Part of the reason is that we rarely pause to study how change unfolds. We don’t seem to be very good, beyond academic studies that seldom inform day-to-day practice, at learning what works and what fails. We just keep banging on about the need for change like a hammer hitting a nail. There’s violence in it. If we yell loud enough, that will get us there, right? Sadly not. We focus on the destination we hope to arrive at without fathoming how the journey to get there might unfold, about how we could support it rather than hinder. Change seldom happens with the flick of a switch. Change processes are typically long and difficult with many opportunities for derailment. They often founder crossing streams of invective and anger long before ever reaching a desired endpoint where, looking back, we can pause and say, “We got there.”

People only change when they’re uncomfortable. Yelling at them and publicly shaming them does make them uncomfortable, but alone seldom brings the change we need. That’s because change, like all natural phenomena, must follow the laws of physics. Newton’s third law, of action and reaction, states that when two bodies interact, they apply equal and opposite forces to each other. When we push someone to change, they push back. This is the opposite of what’s needed. We can sometimes change our own behavior alone, but change only happens in the broader world when people cooperate. For cooperation to emerge, we need to bring people together, not push them apart.

How do we do that?

Ultimately, it comes down to how we treat each other. That determines whether trusting relationships can evolve between people engaged in a change process. Yelling and expressing our emotions isn’t of itself a bad thing. It gets people’s attention that someone’s unhappy with them and does make them uncomfortable, but if that’s your only play, say goodbye to change. Once you’ve gotten their attention, you need to build relationship and you do that by giving time and space to the process, by genuinely listening, acknowledging views, history, culture, emotions; ultimately, by recognizing them as human beings.

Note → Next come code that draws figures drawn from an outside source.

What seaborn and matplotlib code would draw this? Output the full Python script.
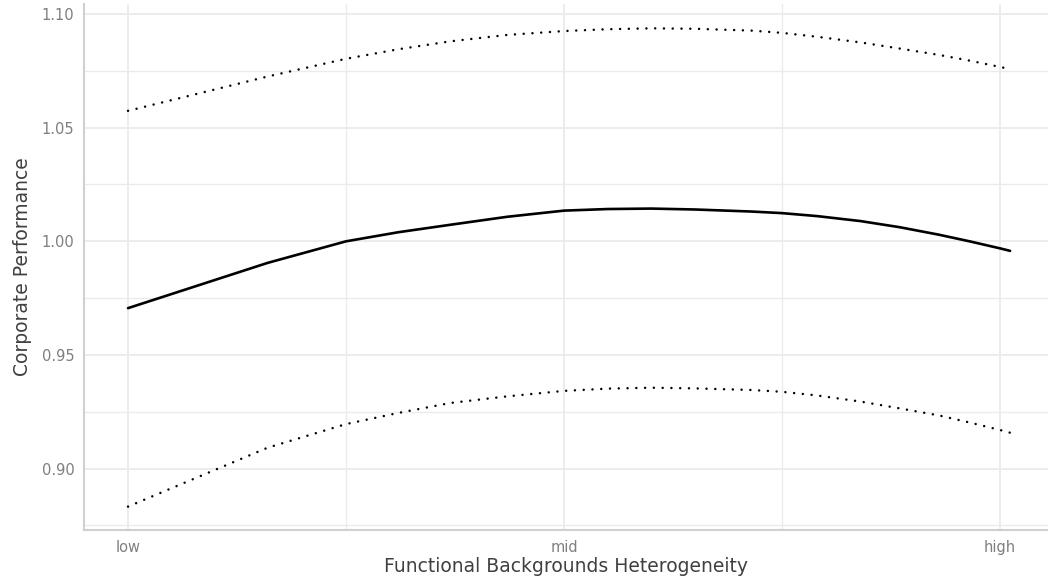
import numpy as np
import pandas as pd
import seaborn as sns
import matplotlib
matplotlib.use("Agg")
import matplotlib.pyplot as plt
from matplotlib.ticker import FixedLocator

# Data (x: 0 = low, 1 = mid, 2 = high)
x_vals = [0.0, 0.32, 0.5, 0.62, 0.74, 0.87, 1.0, 1.1, 1.2, 1.3, 1.43, 1.5, 1.58, 1.68, 1.77, 1.86, 1.93, 2.0, 2.023]
fit_vals = [0.9706, 0.9905, 1.0000, 1.0040, 1.0073, 1.0108, 1.0135, 1.0142, 1.0144, 1.0140, 1.0131, 1.0124, 1.0111, 1.0089, 1.0062, 1.0029, 1.0000, 0.9969, 0.9958]
upper_vals = [1.0574, 1.0725, 1.0803, 1.0845, 1.0880, 1.0908, 1.0925, 1.0933, 1.0937, 1.0935, 1.0927, 1.0917, 1.0900, 1.0875, 1.0848, 1.0820, 1.0795, 1.0767, 1.0758]
lower_vals = [0.8833, 0.9092, 0.9196, 0.9245, 0.9289, 0.9318, 0.9342, 0.9352, 0.9356, 0.9353, 0.9346, 0.9338, 0.9322, 0.9295, 0.9265, 0.9234, 0.9203, 0.9170, 0.9158]

x_ticks = [0, 1, 2]
x_tick_labels = ["low", "mid", "high"]
y_ticks = [0.90, 0.95, 1.00, 1.05, 1.10]
y_tick_labels = ["0.90", "0.95", "1.00", "1.05", "1.10"]

sns.set_theme(style="white")
plt.rcParams["font.family"] = ["DejaVu Sans"]

df = pd.DataFrame({"x": x_vals, "fit": fit_vals, "upper": upper_vals, "lower": lower_vals})

fig = plt.figure(figsize=(10.48, 5.83), dpi=100)
ax = fig.add_axes([84 / 1048, 53 / 583, (1048 - 84) / 1048, (530 - 4) / 583])

dot_style = (0, (0.01, 3.5))
sns.lineplot(data=df, x="x", y="upper", ax=ax, color="black", linewidth=1.8,
             linestyle=dot_style, dash_capstyle="round")
sns.lineplot(data=df, x="x", y="lower", ax=ax, color="black", linewidth=1.8,
             linestyle=dot_style, dash_capstyle="round")
sns.lineplot(data=df, x="x", y="fit", ax=ax, color="black", linewidth=1.9)

ax.set_xlim(-0.101, 2.11)
ax.set_ylim(0.873, 1.1044)

ax.xaxis.set_major_locator(FixedLocator(x_ticks))
ax.set_xticklabels(x_tick_labels)
ax.xaxis.set_minor_locator(FixedLocator([0.5, 1.5]))
ax.yaxis.set_major_locator(FixedLocator(y_ticks))
ax.set_yticklabels(y_tick_labels)
ax.yaxis.set_minor_locator(FixedLocator([0.875, 0.925, 0.975, 1.025, 1.075]))

ax.grid(True, which="major", color="#ebebeb", linewidth=1.3)
ax.grid(True, which="minor", color="#ebebeb", linewidth=1.0)
ax.set_axisbelow(True)

for s in ["top", "right"]:
    ax.spines[s].set_visible(False)
for s in ["left", "bottom"]:
    ax.spines[s].set_color("#d0d0d0")
    ax.spines[s].set_linewidth(1.5)

ax.tick_params(axis="both", which="both", length=0, labelsize=10.5, labelcolor="#7f7f7f")
ax.tick_params(axis="y", pad=7)
ax.tick_params(axis="x", pad=7)

ax.set_xlabel("Functional Backgrounds Heterogeneity", fontsize=13.5, color="#404040", labelpad=2)
ax.set_ylabel("Corporate Performance", fontsize=13.5, color="#404040", labelpad=7)

fig.savefig("out.png", dpi=100)
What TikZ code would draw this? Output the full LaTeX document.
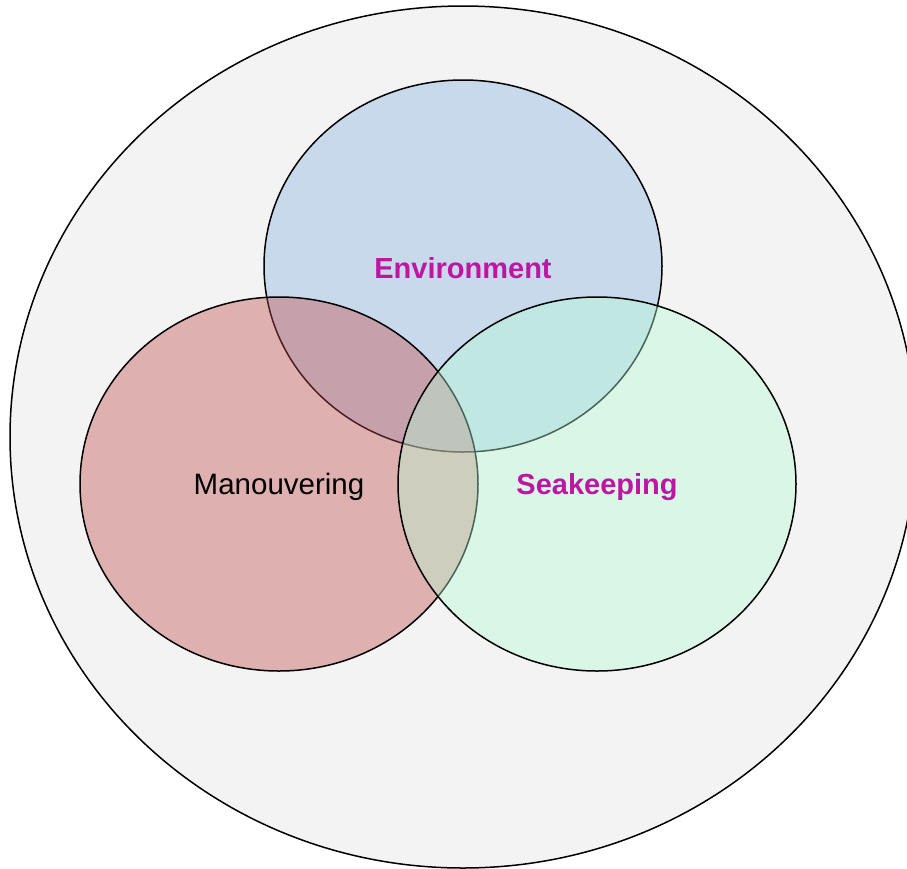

Having been involved in numerous large, complex change processes over the past more than two decades, I’ve witnessed how sitting quietly with people who aren’t cooperating can support cooperation to emerge. When people feel they’re being acknowledged, they become more open. Ideas and aspirations are shared, and common ground can emerge from the darkness. With common ground, change processes can go large, true change becomes possible, and the sorts of grand transformations we desperately need can follow.

The past years have seen the language of separation take root and flourish. Social media rewards indignation and witty put downs and traditional media loves to report a good fight. In this context, we revert to tribalism where our role in life regresses to throwing spears across the divide to injure ‘the other.’ Political deadlock around the world is anchored in tribalism and is why we can’t make progress on issues, like climate change, that matter. The world is moving at a rapid pace, changing around us every moment. We can’t keep pace with that change, nor ever get ahead of it, if we’re locked in battle.

Getting to cooperation is how we’ll get to change and our task in 2022 and beyond, must be to explore and grow our collective understanding of how we get to cooperation. As that grows, we can apply our learnings to a great diversity of contexts and, fingers crossed, take change to greater scale. If we’re finally able to put down our swords and reach our hand across the divide, we could make progress on the existential issues that plague us. We must leave behind our language of separation and find the courage to risk trusting the other.

That’s easier said than done. Much of the trust we put into these tense relationships will, at first, be thrown back in our faces. In response, we can either rail against the injustice, and spread anger and vitriol or stay true to who we are as humans – I remain positive that deep down, we’re all good souls - and continue to chance our arm in the hope that eventually, those we’re trusting will finally tire of trying to chop it off.

Only then, as cooperation emerges, for it will if we persevere, might we get somewhere.